For starters, Davies' Dickinson could be a total gas given the right company — or the right adversary on whom to sharpen her wit. When first we meet her as a student played by Emma Bell, she's a lively, open-faced wench giving rebellious lip to an austere teacher who's trying to bend her lone "no-hoper" to the evangelical will. Her family rides to the rescue, and from then on she stays close to home, and then only at home, and finally only in her room, clad all in white and trading barbs with frustrated visitors from the safety of a doorway.

Dickinson struggled all her life with organized religion and with her sternly Puritan father (Keith Carradine, if you please, with fire and brimstone flying out of his eyes). There is family conflict to burn, and in less imaginative hands than Davies' this might make for a rote tale of domestic dysfunction. As devout Protestants go, though, the Dickinsons before us are lively, cultured free thinkers who provide the acknowledged family genius with the space and time to write (three a.m. till dawn), endless patience for her hand-flapping, and devoted care from her long-suffering sister Vinnie (Jennifer Ehle) when she fell prey to excruciating pain and hovering self-doubt.

Intelligently feminist without ever shouting, A Quiet Passion gives us a poet who, physically but not intellectually isolated, is an avid reader of fellow nineteenth-century women writers George Eliot, the Brontes and "even, heaven save us, Mrs. Gaskell also." Dickinson rejoices in her feisty friend Miss Buffam (Catherine Bailey) and, above all, her sister-in-law and most ardent supporter Susan (Jodhi May) even as she worships her depressive invalid mother (Joanna Bacon). She longs for a lover and a normal life, crushes on more than one male mentor, yet rejects marriage and chooses seclusion as artistic necessity.

Davies comes to Dickinson as a fanboy, and more. A Quiet Passion is a low bow before an artist he has fashioned into a kind of mirror image of himself. Filmmaker and subject are a match made in heaven that, cohabiting in Davies' delirious head, gives histrionic a good name. Both have spun gold out of stifling habitats — his an impoverished working class childhood in a Northern England industrial city, hers a hidebound small town in Massachusetts — that turned them inward, and gestated rich inner lives they turned into quiveringly sensitive experiments with form.
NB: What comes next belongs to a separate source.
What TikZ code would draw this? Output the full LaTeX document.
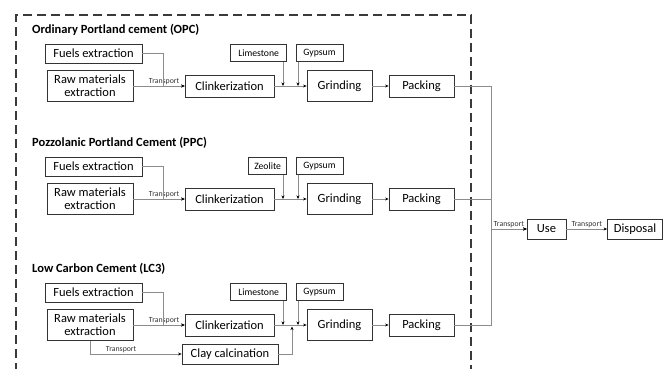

Making a movie about someone who doesn't get out much poses a special kind of challenge, but Davies has turned the Dickinson house into a schizoid place of opulent magic, now a dark, shadowy prison, now a gracefully lit, golden haven where Emily can retreat into her imagination. The insistently performative line readings, sprinkled with Nixon reciting Dickinson's poetry, underscore the rigid formality of their surroundings, yet feel entirely organic to a community defined more by word and idea than by action.

Known for her crisp edge in Sex and The City, Nixon gives off all manner of edges in A Quiet Passion. With her red hair scraped back into a tight bun and blue eyes sparkling with wit, glittering with rage or finally heavy with grief and pain, Nixon expertly runs up and down the emotional register, giving us an Emily in transition from playful, waggish, kind, loyal and busily social young woman to the angry, self-punishing, critical, desperately ill yet always productive writer who, in her conflicted way, chooses to retreat from marriage, sexual love and children in her thirties in order to pursue her life's work.

Davies stops short of the family feuds over publication of Dickinson's work that erupted after her death. We'll never know whether his Emily might have savored the irony of having her work edited and published by her brother's lover, Mabel Todd (Noemie Schellens), whom she had savaged for hurting her beloved Susan. By the time we bid farewell to Dickinson she is, by her own self-aware admission, a bitter woman, dismissive of herself and others, at times vituperative and sour, incandescent with rage and coruscating wit — and also seething with the fevered energy that spurred her enormous, adventurous output. A sheltered life, and daring too.